As to The Weavers, they reunited in 1955 for a concert at Carnegie Hall. The event was recorded and a live album, The Weavers at Carnegie Hall, was released by Vanguard Records. The Weavers were then signed by Vanguard Records. It was on 1 April 1958 that Pete Seeger left The Weavers. A disagreement had arisen when The Weavers were to provide vocals for a television commercial for cigarettes. Believing tobacco to be dangerous and viewing singing for a TV commercial as selling out, Pete Seeger decided to leave the group. He fulfilled his commitment to them for one year before his departure.
Pete Seeger continued to record songs and perform concerts, although his career was seriously hampered by being blacklisted. In 1963 he had a minor hit with the song "Little Boxes". In 1965 he covered Phil Ochs' "Draft Dodger Rag". It was in 1965 that the blacklisting of Pete Seeger ended when he became the host of Rainbow Quest, a television programme devoted to folk music.
In 1967 he would have a minor hit with the song "Waist Deep in the Big Muddy". The song was widely seen as an attack on President Lyndon B. Johnson and his escalation of the war in Vietnam. The song would become even more famous due to Pete Seeger's appearance on The Smothers Brothers Comedy Hour, his first appearance on network broadcast television since The Weavers had appeared on The Faye Emerson Show in 1950. He decided to perform "Waist Deep in the Big Muddy" for the show. Unfortunately, CBS cut the song before that particular episode of The Smothers Brothers Comedy Hour. Perhaps because of the ensuing controversy over their decision, Pete Seeger was invited to appear on The Smothers Brothers Comedy Hour again and appeared on its 25 February 1968 edition.
On 15 November 1969 Pete Seeger took part in the Vietnam Moratorium March on Washington, DC. During the Sixties Pete Seeger was a regular columnist in the journal Sing Out! and a contributor to the magazine Broadside. He was active in the Civil Rights movement and he encouraged Bernice Johnson to form The Freedom Singers, the folk group formed in 1962 to educate people about civil rights through music.

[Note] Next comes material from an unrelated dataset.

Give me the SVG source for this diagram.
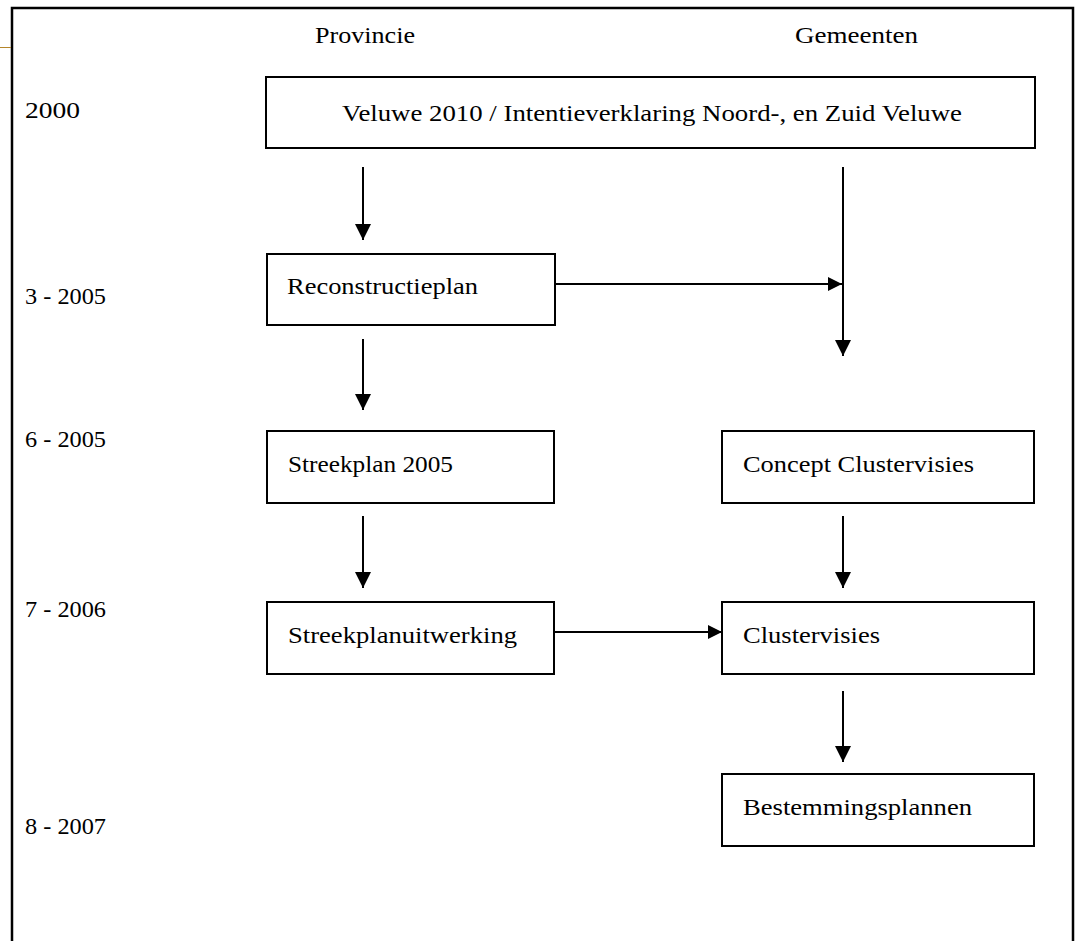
<svg xmlns="http://www.w3.org/2000/svg" width="1079" height="941" viewBox="0 0 1079 941">
<style>
.t{font-family:"Liberation Serif","Times New Roman",serif;font-size:24px;fill:#000}
.b{fill:#fff;stroke:#000;stroke-width:2}
.c{stroke:#000;stroke-width:2;fill:none}
.f{stroke:#000;stroke-width:2.5;fill:none}
</style>
<defs>
<marker id="ah" markerUnits="userSpaceOnUse" markerWidth="16" markerHeight="16" refX="16" refY="8" orient="auto" viewBox="0 0 16 16">
<path d="M0,0 L16,8 L0,16 z" fill="#000"/>
</marker>
<marker id="ah2" markerUnits="userSpaceOnUse" markerWidth="14" markerHeight="14" refX="14" refY="7" orient="auto" viewBox="0 0 14 14">
<path d="M0,0 L14,7 L0,14 z" fill="#000"/>
</marker>
</defs>
<rect width="1079" height="941" fill="#fff"/>
<g id="frame">
<path class="f" d="M12,941 L12,8 L1073,8 L1073,941"/>
<line x1="0" y1="47.5" x2="11" y2="47.5" stroke="#b5862b" stroke-width="1"/>
</g>
<g id="labels">
<text class="t" x="315" y="43" textLength="100" lengthAdjust="spacingAndGlyphs">Provincie</text>
<text class="t" x="795" y="43" textLength="123" lengthAdjust="spacingAndGlyphs">Gemeenten</text>
<text class="t" x="25" y="118" textLength="55" lengthAdjust="spacingAndGlyphs">2000</text>
<text class="t" x="25" y="304" textLength="81" lengthAdjust="spacingAndGlyphs">3 - 2005</text>
<text class="t" x="25" y="447" textLength="81" lengthAdjust="spacingAndGlyphs">6 - 2005</text>
<text class="t" x="25" y="617" textLength="81" lengthAdjust="spacingAndGlyphs">7 - 2006</text>
<text class="t" x="25" y="834" textLength="81" lengthAdjust="spacingAndGlyphs">8 - 2007</text>
</g>
<g id="veluwe">
<rect class="b" x="266" y="77" width="769" height="71"/>
<text class="t" x="342" y="121" textLength="620" lengthAdjust="spacingAndGlyphs">Veluwe 2010 / Intentieverklaring Noord-, en Zuid Veluwe</text>
</g>
<g id="reconstructieplan">
<rect class="b" x="267" y="254" width="288" height="71"/>
<text class="t" x="287" y="294" textLength="191" lengthAdjust="spacingAndGlyphs">Reconstructieplan</text>
</g>
<g id="streekplan">
<rect class="b" x="267" y="431" width="287" height="72"/>
<text class="t" x="288" y="472" textLength="165" lengthAdjust="spacingAndGlyphs">Streekplan 2005</text>
</g>
<g id="concept">
<rect class="b" x="722" y="431" width="312" height="72"/>
<text class="t" x="743" y="472" textLength="231" lengthAdjust="spacingAndGlyphs">Concept Clustervisies</text>
</g>
<g id="streekplanuitwerking">
<rect class="b" x="267" y="602" width="287" height="72"/>
<text class="t" x="288" y="643" textLength="229" lengthAdjust="spacingAndGlyphs">Streekplanuitwerking</text>
</g>
<g id="clustervisies">
<rect class="b" x="722" y="602" width="312" height="72"/>
<text class="t" x="743" y="643" textLength="137" lengthAdjust="spacingAndGlyphs">Clustervisies</text>
</g>
<g id="bestemmingsplannen">
<rect class="b" x="722" y="774" width="312" height="72"/>
<text class="t" x="743" y="815" textLength="229" lengthAdjust="spacingAndGlyphs">Bestemmingsplannen</text>
</g>
<g id="connectors">
<line class="c" x1="363" y1="167" x2="363" y2="240" marker-end="url(#ah)"/>
<line class="c" x1="363" y1="339" x2="363" y2="410" marker-end="url(#ah)"/>
<line class="c" x1="363" y1="516" x2="363" y2="588" marker-end="url(#ah)"/>
<line class="c" x1="843" y1="167" x2="843" y2="356" marker-end="url(#ah)"/>
<line class="c" x1="843" y1="516" x2="843" y2="588" marker-end="url(#ah)"/>
<line class="c" x1="843" y1="691" x2="843" y2="762" marker-end="url(#ah)"/>
<line class="c" x1="555" y1="284" x2="842" y2="284" stroke-width="1.5" marker-end="url(#ah2)"/>
<line class="c" x1="554" y1="632" x2="722" y2="632" stroke-width="1.5" marker-end="url(#ah2)"/>
</g>
</svg>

Pete Seeger remained active in the Seventies. He released seven albums throughout the decade. In 1972 he was inducted into the Songwriter Hall of Fame. On television he appeared on The David Frost Show, The Dick Cavett Show, Sesame Street, The Tonight Show with Johnny Carson, and All You Need is Love.
In the Eighties he slowed his album output, only releasing two albums (Sings Traditional Christmas Carols and A Fish That's a Song) during the decade. He performed a benefit concert for Poland's Solidarity movement in 1982. In the 1990's Pete Seeger released one album, Pete, in 1996. In the Naughts he released the albums At 89 and Tomorrow's Children. He made a rare television appearance on Late Night with David Letterman to support the album. In 2009 he performed "Woody Guthrie's This Land Is Your Land" at President Barack Obama's Inaugural concert in Washington, D.C with Bruce Springsteen and his grandson Tao Rodríguez-Seeger. That same year he performed at an Earth Day celebration at Teachers College in New York City. On 2 May 2009 the Clearwater Concert was held at Madison Square Garden in honour of Mr. Seeger's 90th birthday. Mr. Seeger was among the various performers. In 2009 he also appeared at the 52nd Monterey Jazz Festival.

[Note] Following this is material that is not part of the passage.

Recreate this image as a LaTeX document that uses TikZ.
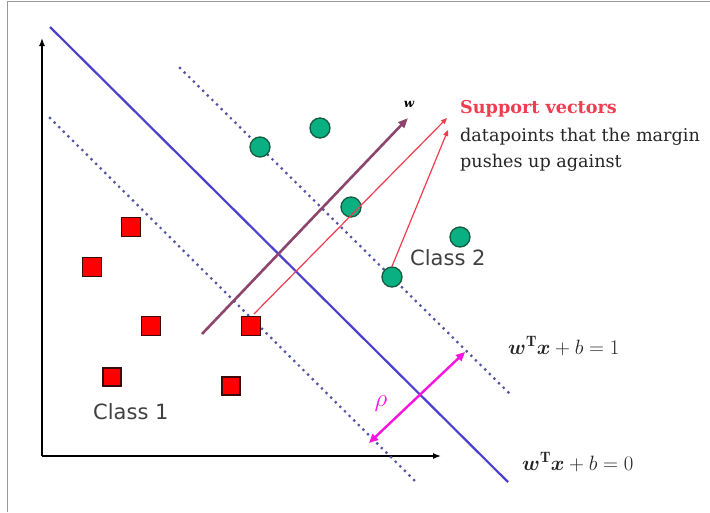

In the Teens he recorded his final albums, A More Perfect Union and Pete Remembers Woody. On 21 October 2011 he took part in a solidarity march with Occupy Wall Street. In 2012 his biography Pete Seeger: His Life in His Own Words was published. That same year performed with Arlo Guthrie and Mr. Guthrie's family at a concert at Carnegie Hall. In 2013 the audio book Pete Seeger: The Storm King; Stories, Narratives, Poems was released.

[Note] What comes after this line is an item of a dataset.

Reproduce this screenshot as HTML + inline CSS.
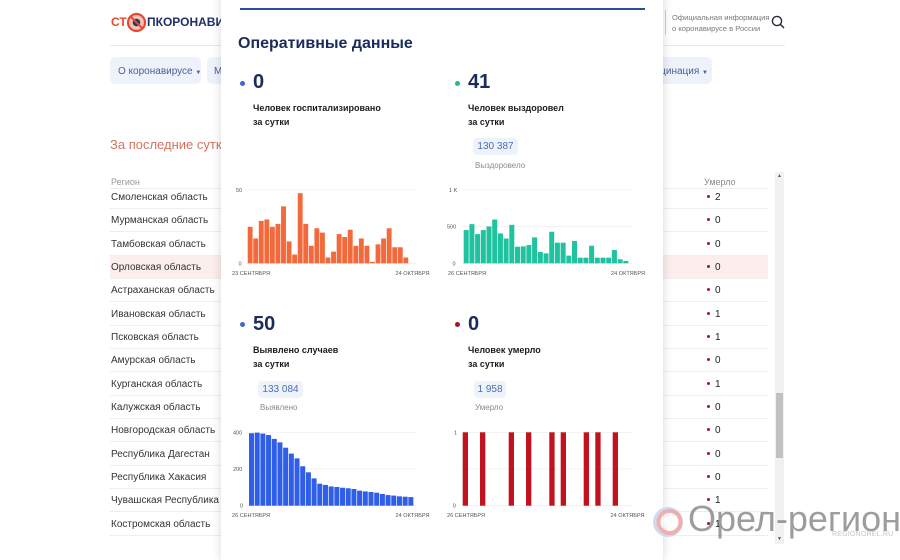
<!DOCTYPE html>
<html><head><meta charset="utf-8"><style>
*{margin:0;padding:0;box-sizing:border-box}
html,body{width:900px;height:544px;overflow:hidden;background:#fff;font-family:"Liberation Sans","DejaVu Sans",sans-serif}
.a{position:absolute;white-space:nowrap}
.row{position:absolute;left:110px;width:658px;height:23px;border-bottom:1px solid #eeeeee}
.rn{position:absolute;left:1px;top:0;line-height:23px;font-size:10px;color:#333}
.rv{position:absolute;left:597px;top:0;line-height:23px;font-size:10px;color:#222}
.rv i{display:inline-block;width:3px;height:3px;border-radius:50%;background:#a3162a;margin-right:5px;vertical-align:2px}
.pill{position:absolute;background:#eef3fb;border-radius:4px;color:#4a6db3;font-size:10px;line-height:17px;text-align:center}
.lbl{position:absolute;font-size:9px;font-weight:bold;color:#1c1c1c;line-height:14px}
.sub{position:absolute;font-size:8px;color:#8a8a8a;line-height:10px}
.big{position:absolute;font-size:20px;font-weight:bold;color:#1b2c5c;line-height:20px}
.dot{position:absolute;width:5px;height:5px;border-radius:50%}
</style></head><body>

<!-- background site -->
<div class="a" style="left:111px;top:14px;font-size:12px;font-weight:bold;color:#e8492e;line-height:16px">СТ</div>
<svg class="a" style="left:126px;top:12px" width="21" height="21" viewBox="0 0 21 21">
<circle cx="10.5" cy="10.5" r="8.5" fill="#f3c1b5" stroke="#e8492e" stroke-width="2.2"/>
<circle cx="10.5" cy="10.5" r="3.8" fill="#2a3566"/>
<line x1="4" y1="4" x2="17" y2="17" stroke="#e8492e" stroke-width="2"/>
</svg>
<div class="a" style="left:147px;top:14px;font-size:12px;font-weight:bold;color:#1f2f66;line-height:16px">ПКОРОНАВИРУС</div>
<div class="a" style="left:110px;top:45px;width:675px;height:1px;background:#e9e9e9"></div>

<div class="a" style="left:665px;top:10px;width:1px;height:25px;background:#d0d0d0"></div>
<div class="a" style="left:672px;top:12px;font-size:7.6px;color:#7a7a7a;line-height:11px">Официальная информация<br>о коронавирусе в России</div>
<svg class="a" style="left:770px;top:14px" width="16" height="16" viewBox="0 0 16 16">
<circle cx="7" cy="7" r="4.6" fill="none" stroke="#2a2a3a" stroke-width="1.4"/>
<line x1="10.4" y1="10.4" x2="14" y2="14" stroke="#2a2a3a" stroke-width="1.5"/>
</svg>

<div class="a" style="left:110px;top:57px;width:91px;height:27px;background:#eef3fb;border-radius:5px"></div>
<div class="a" style="left:118px;top:64px;font-size:10px;color:#4b5c9c;line-height:16px">О коронавирусе <span style="font-size:6px">▼</span></div>
<div class="a" style="left:207px;top:57px;width:60px;height:27px;background:#eef3fb;border-radius:5px"></div>
<div class="a" style="left:214px;top:64px;font-size:10px;color:#4b5c9c;line-height:16px">Меры</div>
<div class="a" style="left:600px;top:57px;width:112px;height:27px;background:#eef3fb;border-radius:5px"></div>
<div class="a" style="left:600px;top:64px;width:108px;text-align:right;font-size:10px;color:#4b5c9c;line-height:16px">Вакцинация <span style="font-size:6px">▼</span></div>

<div class="a" style="left:110px;top:136px;font-size:13px;color:#d7715e;line-height:18px">За последние сутки</div>
<div class="a" style="left:111px;top:176px;font-size:9px;color:#9a9a9a;line-height:12px">Регион</div>
<div class="a" style="left:704px;top:176px;font-size:9px;color:#8a8a8a;line-height:12px">Умерло</div>
<div class="a" style="left:110px;top:188px;width:658px;height:1px;background:#eeeeee"></div>

<div class="row" style="top:186px"><span class="rn">Смоленская область</span><span class="rv"><i></i>2</span></div>
<div class="row" style="top:209px"><span class="rn">Мурманская область</span><span class="rv"><i></i>0</span></div>
<div class="row" style="top:233px"><span class="rn">Тамбовская область</span><span class="rv"><i></i>0</span></div>
<div class="row" style="top:256px;background:#fdeeee"><span class="rn">Орловская область</span><span class="rv"><i></i>0</span></div>
<div class="row" style="top:279px"><span class="rn">Астраханская область</span><span class="rv"><i></i>0</span></div>
<div class="row" style="top:303px"><span class="rn">Ивановская область</span><span class="rv"><i></i>1</span></div>
<div class="row" style="top:326px"><span class="rn">Псковская область</span><span class="rv"><i></i>1</span></div>
<div class="row" style="top:349px"><span class="rn">Амурская область</span><span class="rv"><i></i>0</span></div>
<div class="row" style="top:373px"><span class="rn">Курганская область</span><span class="rv"><i></i>1</span></div>
<div class="row" style="top:396px"><span class="rn">Калужская область</span><span class="rv"><i></i>0</span></div>
<div class="row" style="top:419px"><span class="rn">Новгородская область</span><span class="rv"><i></i>0</span></div>
<div class="row" style="top:443px"><span class="rn">Республика Дагестан</span><span class="rv"><i></i>0</span></div>
<div class="row" style="top:466px"><span class="rn">Республика Хакасия</span><span class="rv"><i></i>0</span></div>
<div class="row" style="top:489px"><span class="rn">Чувашская Республика</span><span class="rv"><i></i>1</span></div>
<div class="row" style="top:513px"><span class="rn">Костромская область</span><span class="rv"><i></i>1</span></div>

<!-- scrollbar -->
<div class="a" style="left:775px;top:172px;width:9px;height:372px;background:#f1f1f1"></div>
<div class="a" style="left:776px;top:393px;width:7px;height:65px;background:#c1c1c1"></div>
<div class="a" style="left:777px;top:173px;font-size:5px;color:#555;line-height:6px">▲</div>
<div class="a" style="left:777px;top:536px;font-size:5px;color:#555;line-height:6px">▼</div>

<!-- modal -->
<div class="a" style="left:221px;top:-10px;width:442px;height:570px;background:#fff;box-shadow:0 0 9px rgba(0,0,0,0.16)"></div>
<div class="a" style="left:240px;top:8px;width:405px;height:1.5px;background:#2d4d9e"></div>
<div class="a" style="left:238px;top:34px;font-size:16px;font-weight:bold;color:#1b2c5c;line-height:20px">Оперативные данные</div>

<div class="dot" style="left:239.5px;top:80.5px;background:#4066c8"></div>
<div class="big" style="left:253px;top:72px">0</div>
<div class="lbl" style="left:253px;top:101px">Человек госпитализировано<br>за сутки</div>

<div class="dot" style="left:454.5px;top:80.5px;background:#25b891"></div>
<div class="big" style="left:468px;top:72px">41</div>
<div class="lbl" style="left:468px;top:101px">Человек выздоровел<br>за сутки</div>
<div class="pill" style="left:473px;top:138px;width:45px">130 387</div>
<div class="sub" style="left:475px;top:161px">Выздоровело</div>

<div class="dot" style="left:239.5px;top:322px;background:#4066c8"></div>
<div class="big" style="left:253px;top:314px">50</div>
<div class="lbl" style="left:253px;top:343px">Выявлено случаев<br>за сутки</div>
<div class="pill" style="left:258px;top:381px;width:45px">133 084</div>
<div class="sub" style="left:260px;top:403px">Выявлено</div>

<div class="dot" style="left:454.5px;top:322px;background:#a3162a"></div>
<div class="big" style="left:468px;top:314px">0</div>
<div class="lbl" style="left:468px;top:343px">Человек умерло<br>за сутки</div>
<div class="pill" style="left:474px;top:381px;width:32px">1 958</div>
<div class="sub" style="left:475px;top:403px">Умерло</div>

<svg class="a" style="left:0;top:0" width="900" height="544" viewBox="0 0 900 544" font-family="Liberation Sans, sans-serif">
<g stroke="#efefef" stroke-width="0.8">
<line x1="246" y1="190" x2="416" y2="190"/><line x1="246" y1="263.5" x2="416" y2="263.5"/>
<line x1="462" y1="190" x2="632" y2="190"/><line x1="462" y1="226.7" x2="632" y2="226.7"/><line x1="462" y1="263.5" x2="632" y2="263.5"/>
<line x1="247" y1="432.3" x2="416" y2="432.3"/><line x1="247" y1="469" x2="416" y2="469"/><line x1="247" y1="505.7" x2="416" y2="505.7"/>
<line x1="462" y1="432.3" x2="632" y2="432.3"/><line x1="462" y1="469" x2="632" y2="469"/><line x1="462" y1="505.7" x2="632" y2="505.7"/>
</g>
<g fill="#f26a3c" transform="translate(247.7,263.3) scale(5.56,-1.46)">
<rect x="0" y="0" width="0.88" height="25"/><rect x="1" y="0" width="0.88" height="17"/><rect x="2" y="0" width="0.88" height="29"/><rect x="3" y="0" width="0.88" height="30"/><rect x="4" y="0" width="0.88" height="25"/><rect x="5" y="0" width="0.88" height="27"/><rect x="6" y="0" width="0.88" height="39"/><rect x="7" y="0" width="0.88" height="15"/><rect x="8" y="0" width="0.88" height="6"/><rect x="9" y="0" width="0.88" height="48"/><rect x="10" y="0" width="0.88" height="27"/><rect x="11" y="0" width="0.88" height="12"/><rect x="12" y="0" width="0.88" height="24"/><rect x="13" y="0" width="0.88" height="21"/><rect x="14" y="0" width="0.88" height="4"/><rect x="15" y="0" width="0.88" height="8"/><rect x="16" y="0" width="0.88" height="20"/><rect x="17" y="0" width="0.88" height="18"/><rect x="18" y="0" width="0.88" height="23"/><rect x="19" y="0" width="0.88" height="12"/><rect x="20" y="0" width="0.88" height="17"/><rect x="21" y="0" width="0.88" height="12"/><rect x="22" y="0" width="0.88" height="1"/><rect x="23" y="0" width="0.88" height="13"/><rect x="24" y="0" width="0.88" height="17"/><rect x="25" y="0" width="0.88" height="24"/><rect x="26" y="0" width="0.88" height="11"/><rect x="27" y="0" width="0.88" height="11"/><rect x="28" y="0" width="0.88" height="4"/>
</g>
<g fill="#20c39f" transform="translate(463.7,263.3) scale(5.7,-0.073)">
<rect x="0" y="0" width="0.88" height="455"/><rect x="1" y="0" width="0.88" height="536"/><rect x="2" y="0" width="0.88" height="400"/><rect x="3" y="0" width="0.88" height="455"/><rect x="4" y="0" width="0.88" height="505"/><rect x="5" y="0" width="0.88" height="600"/><rect x="6" y="0" width="0.88" height="410"/><rect x="7" y="0" width="0.88" height="340"/><rect x="8" y="0" width="0.88" height="527"/><rect x="9" y="0" width="0.88" height="227"/><rect x="10" y="0" width="0.88" height="232"/><rect x="11" y="0" width="0.88" height="250"/><rect x="12" y="0" width="0.88" height="355"/><rect x="13" y="0" width="0.88" height="155"/><rect x="14" y="0" width="0.88" height="136"/><rect x="15" y="0" width="0.88" height="432"/><rect x="16" y="0" width="0.88" height="282"/><rect x="17" y="0" width="0.88" height="282"/><rect x="18" y="0" width="0.88" height="105"/><rect x="19" y="0" width="0.88" height="305"/><rect x="20" y="0" width="0.88" height="77"/><rect x="21" y="0" width="0.88" height="77"/><rect x="22" y="0" width="0.88" height="241"/><rect x="23" y="0" width="0.88" height="77"/><rect x="24" y="0" width="0.88" height="77"/><rect x="25" y="0" width="0.88" height="77"/><rect x="26" y="0" width="0.88" height="182"/><rect x="27" y="0" width="0.88" height="55"/><rect x="28" y="0" width="0.88" height="32"/>
</g>
<g fill="#2f5ee8" transform="translate(249,505.7) scale(5.69,-0.1835)">
<rect x="0" y="0" width="0.88" height="395"/><rect x="1" y="0" width="0.88" height="398"/><rect x="2" y="0" width="0.88" height="393"/><rect x="3" y="0" width="0.88" height="385"/><rect x="4" y="0" width="0.88" height="364"/><rect x="5" y="0" width="0.88" height="345"/><rect x="6" y="0" width="0.88" height="316"/><rect x="7" y="0" width="0.88" height="284"/><rect x="8" y="0" width="0.88" height="258"/><rect x="9" y="0" width="0.88" height="215"/><rect x="10" y="0" width="0.88" height="182"/><rect x="11" y="0" width="0.88" height="149"/><rect x="12" y="0" width="0.88" height="120"/><rect x="13" y="0" width="0.88" height="113"/><rect x="14" y="0" width="0.88" height="105"/><rect x="15" y="0" width="0.88" height="102"/><rect x="16" y="0" width="0.88" height="98"/><rect x="17" y="0" width="0.88" height="95"/><rect x="18" y="0" width="0.88" height="91"/><rect x="19" y="0" width="0.88" height="82"/><rect x="20" y="0" width="0.88" height="78"/><rect x="21" y="0" width="0.88" height="75"/><rect x="22" y="0" width="0.88" height="71"/><rect x="23" y="0" width="0.88" height="64"/><rect x="24" y="0" width="0.88" height="58"/><rect x="25" y="0" width="0.88" height="55"/><rect x="26" y="0" width="0.88" height="51"/><rect x="27" y="0" width="0.88" height="49"/><rect x="28" y="0" width="0.88" height="47"/>
</g>
<g fill="#c2111f">
<rect x="462.7" y="432.3" width="5.3" height="73.4"/><rect x="480" y="432.3" width="5.3" height="73.4"/><rect x="508.7" y="432.3" width="5.3" height="73.4"/><rect x="526" y="432.3" width="5.3" height="73.4"/><rect x="549.3" y="432.3" width="5.3" height="73.4"/><rect x="560.7" y="432.3" width="5.3" height="73.4"/><rect x="583.7" y="432.3" width="5.3" height="73.4"/><rect x="595.3" y="432.3" width="5.3" height="73.4"/><rect x="612.7" y="432.3" width="5.3" height="73.4"/>
</g>
<g font-size="5.5" fill="#555">
<text x="236" y="192">50</text><text x="238.5" y="265.3">0</text>
<text x="449" y="192">1 K</text><text x="447" y="228.7">500</text><text x="452.5" y="265.3">0</text>
<text x="233" y="434.3">400</text><text x="233" y="471">200</text><text x="240" y="507.7">0</text>
<text x="454" y="434.3">1</text><text x="452.7" y="507.7">0</text>
<text x="232" y="274.8" textLength="38" lengthAdjust="spacingAndGlyphs">23 СЕНТЯБРЯ</text>
<text x="395.5" y="274.8" textLength="34" lengthAdjust="spacingAndGlyphs">24 ОКТЯБРЯ</text>
<text x="448" y="274.8" textLength="38" lengthAdjust="spacingAndGlyphs">26 СЕНТЯБРЯ</text>
<text x="611" y="274.8" textLength="34" lengthAdjust="spacingAndGlyphs">24 ОКТЯБРЯ</text>
<text x="232" y="517" textLength="38" lengthAdjust="spacingAndGlyphs">26 СЕНТЯБРЯ</text>
<text x="395.5" y="517" textLength="34" lengthAdjust="spacingAndGlyphs">24 ОКТЯБРЯ</text>
<text x="447" y="517" textLength="38" lengthAdjust="spacingAndGlyphs">26 СЕНТЯБРЯ</text>
<text x="610.5" y="517" textLength="34" lengthAdjust="spacingAndGlyphs">24 ОКТЯБРЯ</text>
</g>
<!-- watermark logo -->
<circle cx="668" cy="522" r="13" fill="none" stroke="#c9d3ec" stroke-width="4" opacity="0.85"/>
<circle cx="669.5" cy="522" r="11" fill="none" stroke="#f0a9a9" stroke-width="4" opacity="0.9"/>
<circle cx="669.5" cy="522" r="6.5" fill="#fff" opacity="0.6"/>
</svg>

<div class="a" style="left:688px;top:501px;font-size:36px;line-height:36px;color:rgba(110,110,110,0.68)">Орел-регион</div>
<div class="a" style="left:832px;top:530px;font-size:7px;line-height:9px;color:#c4c4c4;letter-spacing:0.2px">REGIONOREL.RU</div>

</body></html>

There can be no doubt that Pete Seeger was one of the most influential singers, musicians, and songwriters of the 20th Century. Both as one of The Weavers and as a solo artist he was largely responsible for ushering in the folk music revival of the late Fifties and early Sixties. Artists from The Kingston Trio to Peter, Paul, & Mary to Bob Dylan then owe Mr. Seeger a debt of gratitude. Along with Woody Guthrie, as one of The Almanac Singers Pete Seeger was largely responsible for the rise of the protest song in the United States. The Weavers would continue The Almanac Singers' history of protest songs with such songs as "If I Had a Hammer", even if the political content of the songs was not explicit.
As a songwriter Pete Seeger was responsible for writing or co-writing some of the most iconic folk songs of the 20th Century. He adapted Chapter 3 of the Book of Ecclesiastes for the song "Turn! Turn! Turn!", which would be a hit for The Byrds in 1965. With Joe Hickerson he wrote "Where Have All the Flowers Gone", which would be recorded by The Kingston Trio; Peter, Paul, and Mary; and others. Along with Lee Hays of The Weavers he wrote "If I Had a Hammer (The Hammer Song)", later a hit for Peter, Paul, and Mary. He added lyrics to the melody "Mbube" by Solomon Linda (which Mr. Seeger thought was a traditional tune) to create the song "Wimoweh", which was later recorded by The Tokens as "The Lion Sleeps Tonight". His songs 'Waist Deep in the Big Muddy" has been covered multiple times.
Regardless of whether one agreed with Pete Seeger's political beliefs, there can also be no doubt that he was a man who stood by his convictions. He defied HUAC, citing the First Amendment when refusing to discuss his politics or the politics of others and risked possible imprisonment in doing so. He left The Weavers when he felt that the group had become too commercial. He stood by his choice of performing "Waist Deep in the Big Muddy" even when CBS had other ideas. Not only was Pete Seeger was a man of conviction, but he was also a man who did not let his age stand in his way of his career or his activism. Last year, only months before his death, he was still performing and still taking part in his causes. With the strength of his convictions and a long career, in the end it can be said that Pete Seeger truly made a difference.